AIM: Find every line of the listing below where "that" appears, and copy it.

**** GIVEN INFORMATION ****

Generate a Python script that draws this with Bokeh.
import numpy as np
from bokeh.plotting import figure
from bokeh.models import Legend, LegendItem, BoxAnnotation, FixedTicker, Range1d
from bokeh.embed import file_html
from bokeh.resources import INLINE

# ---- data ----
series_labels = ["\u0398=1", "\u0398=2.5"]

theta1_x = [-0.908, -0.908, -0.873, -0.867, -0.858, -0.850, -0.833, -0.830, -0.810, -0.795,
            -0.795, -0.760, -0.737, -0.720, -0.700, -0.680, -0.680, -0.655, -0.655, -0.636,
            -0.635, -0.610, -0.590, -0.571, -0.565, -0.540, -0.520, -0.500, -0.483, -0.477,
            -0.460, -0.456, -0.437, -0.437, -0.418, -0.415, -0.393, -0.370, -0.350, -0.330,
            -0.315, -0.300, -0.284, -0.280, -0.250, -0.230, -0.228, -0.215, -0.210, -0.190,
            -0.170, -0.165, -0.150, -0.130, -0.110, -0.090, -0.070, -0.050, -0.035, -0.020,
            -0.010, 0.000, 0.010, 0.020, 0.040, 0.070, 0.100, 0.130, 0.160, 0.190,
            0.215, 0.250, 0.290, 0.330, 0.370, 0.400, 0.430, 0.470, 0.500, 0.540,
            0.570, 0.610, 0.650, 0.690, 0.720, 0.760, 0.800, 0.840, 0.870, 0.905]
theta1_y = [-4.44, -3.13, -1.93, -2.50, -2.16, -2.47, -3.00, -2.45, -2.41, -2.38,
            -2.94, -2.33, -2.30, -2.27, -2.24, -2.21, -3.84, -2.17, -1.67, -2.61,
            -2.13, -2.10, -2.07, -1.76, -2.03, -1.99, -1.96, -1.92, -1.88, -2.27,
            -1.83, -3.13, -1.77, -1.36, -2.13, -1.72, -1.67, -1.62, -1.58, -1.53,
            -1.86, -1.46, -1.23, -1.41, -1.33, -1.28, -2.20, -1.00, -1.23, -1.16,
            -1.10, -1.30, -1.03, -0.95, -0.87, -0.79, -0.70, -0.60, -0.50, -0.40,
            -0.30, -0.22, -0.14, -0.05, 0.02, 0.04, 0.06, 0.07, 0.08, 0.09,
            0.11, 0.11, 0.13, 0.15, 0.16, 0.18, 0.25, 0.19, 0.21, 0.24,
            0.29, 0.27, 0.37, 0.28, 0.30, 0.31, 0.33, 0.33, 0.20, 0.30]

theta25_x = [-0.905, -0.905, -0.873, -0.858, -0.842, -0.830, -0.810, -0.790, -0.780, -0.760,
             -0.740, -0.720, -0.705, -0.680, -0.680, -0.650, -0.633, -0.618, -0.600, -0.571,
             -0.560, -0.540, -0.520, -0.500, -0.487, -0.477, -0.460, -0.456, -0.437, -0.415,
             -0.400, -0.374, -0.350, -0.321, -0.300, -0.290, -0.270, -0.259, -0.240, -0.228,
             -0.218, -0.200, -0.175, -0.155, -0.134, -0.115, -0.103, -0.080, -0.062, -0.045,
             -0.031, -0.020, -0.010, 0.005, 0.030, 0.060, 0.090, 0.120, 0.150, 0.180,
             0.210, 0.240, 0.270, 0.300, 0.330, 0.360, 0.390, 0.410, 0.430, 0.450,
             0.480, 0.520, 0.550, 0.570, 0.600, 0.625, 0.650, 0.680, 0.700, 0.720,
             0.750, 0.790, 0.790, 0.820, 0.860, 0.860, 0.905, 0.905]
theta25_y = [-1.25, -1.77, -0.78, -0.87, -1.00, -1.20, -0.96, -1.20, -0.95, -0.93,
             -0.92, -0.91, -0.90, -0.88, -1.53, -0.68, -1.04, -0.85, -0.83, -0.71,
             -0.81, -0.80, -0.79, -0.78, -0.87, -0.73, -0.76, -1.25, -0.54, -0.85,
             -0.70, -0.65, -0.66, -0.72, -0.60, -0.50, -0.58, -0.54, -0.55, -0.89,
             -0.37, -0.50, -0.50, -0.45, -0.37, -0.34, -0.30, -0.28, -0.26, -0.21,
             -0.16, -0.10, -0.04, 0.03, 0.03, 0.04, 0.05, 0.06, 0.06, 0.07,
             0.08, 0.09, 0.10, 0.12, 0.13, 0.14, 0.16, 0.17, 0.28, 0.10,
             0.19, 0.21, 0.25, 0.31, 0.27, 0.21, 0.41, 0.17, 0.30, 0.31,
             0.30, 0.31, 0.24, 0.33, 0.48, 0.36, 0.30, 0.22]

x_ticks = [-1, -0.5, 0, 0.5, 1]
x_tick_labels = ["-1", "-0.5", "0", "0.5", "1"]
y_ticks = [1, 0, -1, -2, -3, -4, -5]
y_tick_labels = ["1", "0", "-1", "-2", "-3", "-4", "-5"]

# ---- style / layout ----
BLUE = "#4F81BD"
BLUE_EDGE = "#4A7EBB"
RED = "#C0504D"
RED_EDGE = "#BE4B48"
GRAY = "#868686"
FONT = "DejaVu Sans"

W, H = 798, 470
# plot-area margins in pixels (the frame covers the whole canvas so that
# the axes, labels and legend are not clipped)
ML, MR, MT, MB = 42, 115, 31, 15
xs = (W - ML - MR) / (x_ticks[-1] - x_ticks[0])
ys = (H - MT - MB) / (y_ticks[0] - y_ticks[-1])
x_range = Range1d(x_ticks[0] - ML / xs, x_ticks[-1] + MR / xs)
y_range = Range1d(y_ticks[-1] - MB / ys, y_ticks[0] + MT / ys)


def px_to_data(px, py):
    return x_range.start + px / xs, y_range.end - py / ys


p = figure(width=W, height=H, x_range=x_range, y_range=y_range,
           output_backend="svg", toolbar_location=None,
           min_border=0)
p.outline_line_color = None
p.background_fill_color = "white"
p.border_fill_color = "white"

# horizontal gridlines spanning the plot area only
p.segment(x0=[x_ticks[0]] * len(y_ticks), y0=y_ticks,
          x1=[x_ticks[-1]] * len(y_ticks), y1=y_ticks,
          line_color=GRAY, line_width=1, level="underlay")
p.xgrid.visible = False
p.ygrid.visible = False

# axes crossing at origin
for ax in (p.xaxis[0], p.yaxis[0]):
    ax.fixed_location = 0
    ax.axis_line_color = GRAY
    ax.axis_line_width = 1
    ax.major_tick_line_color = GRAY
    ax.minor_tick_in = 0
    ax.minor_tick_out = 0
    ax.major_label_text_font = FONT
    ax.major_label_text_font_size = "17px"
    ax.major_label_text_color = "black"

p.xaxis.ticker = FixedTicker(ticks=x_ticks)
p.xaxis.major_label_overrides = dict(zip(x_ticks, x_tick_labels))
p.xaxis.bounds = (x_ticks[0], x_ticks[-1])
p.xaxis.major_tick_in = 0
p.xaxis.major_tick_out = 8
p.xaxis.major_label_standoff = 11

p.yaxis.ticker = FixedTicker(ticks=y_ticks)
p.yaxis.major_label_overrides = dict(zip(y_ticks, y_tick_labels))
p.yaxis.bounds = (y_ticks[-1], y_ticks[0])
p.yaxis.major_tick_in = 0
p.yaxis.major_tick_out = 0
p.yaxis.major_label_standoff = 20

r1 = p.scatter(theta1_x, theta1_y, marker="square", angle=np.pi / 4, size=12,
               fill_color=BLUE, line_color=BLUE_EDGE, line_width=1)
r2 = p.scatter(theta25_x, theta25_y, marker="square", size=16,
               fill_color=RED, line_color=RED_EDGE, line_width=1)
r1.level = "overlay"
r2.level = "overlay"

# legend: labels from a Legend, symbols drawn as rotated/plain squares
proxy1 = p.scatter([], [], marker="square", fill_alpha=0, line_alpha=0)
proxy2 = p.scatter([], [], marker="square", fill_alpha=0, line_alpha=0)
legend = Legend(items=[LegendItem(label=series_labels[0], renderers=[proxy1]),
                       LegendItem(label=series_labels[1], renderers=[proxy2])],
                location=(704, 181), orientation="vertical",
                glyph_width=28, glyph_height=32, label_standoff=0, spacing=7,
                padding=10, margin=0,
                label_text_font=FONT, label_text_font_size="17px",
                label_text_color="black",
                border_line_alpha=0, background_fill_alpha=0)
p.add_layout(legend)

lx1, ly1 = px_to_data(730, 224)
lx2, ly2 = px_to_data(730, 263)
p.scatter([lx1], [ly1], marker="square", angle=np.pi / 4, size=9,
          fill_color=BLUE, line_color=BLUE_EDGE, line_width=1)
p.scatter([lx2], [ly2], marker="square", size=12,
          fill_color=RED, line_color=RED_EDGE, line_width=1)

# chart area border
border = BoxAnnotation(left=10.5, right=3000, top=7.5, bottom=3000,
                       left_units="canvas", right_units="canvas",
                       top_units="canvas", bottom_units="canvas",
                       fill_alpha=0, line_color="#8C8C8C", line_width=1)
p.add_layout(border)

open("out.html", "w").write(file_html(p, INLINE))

****

FINISHED EXERCISE:
Generate a Python script that draws this with Bokeh.
# plot-area margins in pixels (the frame covers the whole canvas so that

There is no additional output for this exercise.